Formula 1’s return to the Nurburgring promises to be a fittingly erratic affair. The modern circuit is, of course, no match for the legendary Nordschleife. But the Eifel region’s unpredictable weather and a good track layout with cambered corners always had the potential to mix things up. So the first grand prix there for seven years seems set to do the same again.
Temperatures of less than 10 degrees over the weekend will wreak havoc on tyre preparation and management. Intermittent rain will pose headaches over which tyres to be on and when. Steady rain will guarantee full wet sessions at some point, if not all weekend.
It will be cold and it will be rain. F1 has had cold races before. It’s had wet races before. I can’t quite remember a time when it had such a guaranteed cold, wet weekend. And that’s brilliant because it’s a recipe for an interesting grand prix.

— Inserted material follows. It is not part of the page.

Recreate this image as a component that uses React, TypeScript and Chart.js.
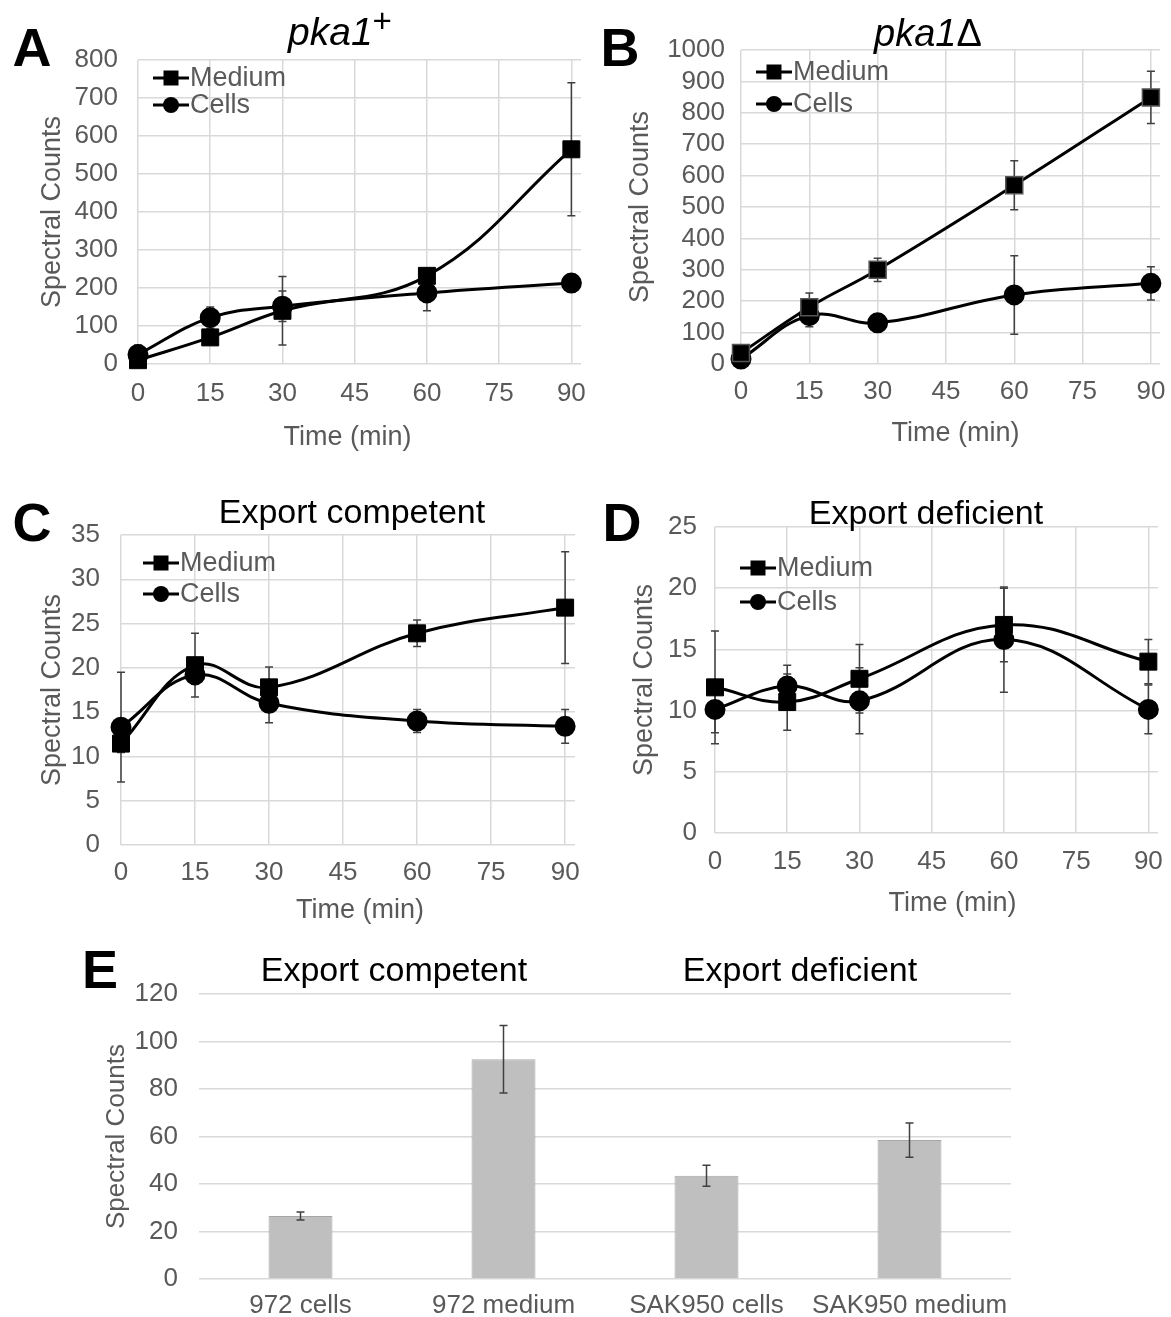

We might have to be patient on Friday. Poor conditions – there’s been a steady drizzle all morning and low-lying mist as well – will probably mean reduced running. That’s bad news for Mick Schumacher and Callum Ilott as the two Formula 2 title contenders will have wanted things to be nice and simple for their respective FP1 debuts at Alfa Romeo and Haas.
But teams will probably not be able to back off in the wet as much as they might normally do on Friday. Preserving tyres is important but with seven years away there’s not the residual knowledge of the circuit to fall back on. And while Saturday’s forecast now looks better there’s still a risk of showers on Sunday. So getting some track time today, even if it’s wet, is probably more valuable than normal.
Even if Friday’s a washout, that still sets F1 up for a good weekend. F1 teams are so well prepared now that a good amount of practice running validates their massive simulation work away from the track, and qualifying and the race can be run almost robotically to the numbers. But take away their track time and things become less predictable. Less predictable = more variable. That’s the enemy of F1 teams but it’s perfect for those of us watching.
It doesn’t mean Mercedes will suddenly be scrambling for performance. Who knows, maybe the dual-axis steering (DAS) system will be more valuable than ever in the cold conditions of the Nurburgring, giving Lewis Hamilton and Valtteri Bottas a crucial edge in getting the tyres up to temperature in qualifying, at the race start, and during safety car periods.
But it does throw a curveball at teams that were already unsure about this weekend, because they don’t have much relevant data to fall back on.
How they handle one challenge will also affect another. If they can’t do much running, how can they judge their set-up? And if they can’t judge their set-up, how can they try to combat the likely tyre warm-up issue that will plague them in qualifying? If they can’t get the tyres operating in the right window, are they going to suffer painful ‘graining’ in the race, as the tyres slide around and strip rubber that immediately stick back on the surface of the tyre?
That’s also separate to which teams have done their homework the best and prepared for this new challenge well. It seems unlikely to launch Red Bull into Mercedes’ stratosphere, but it could mix up the order below.
And as we’ve seen in other rain-hit or chaotic races, even the Mercedes juggernaut is not immune to the wonders of unpredictability.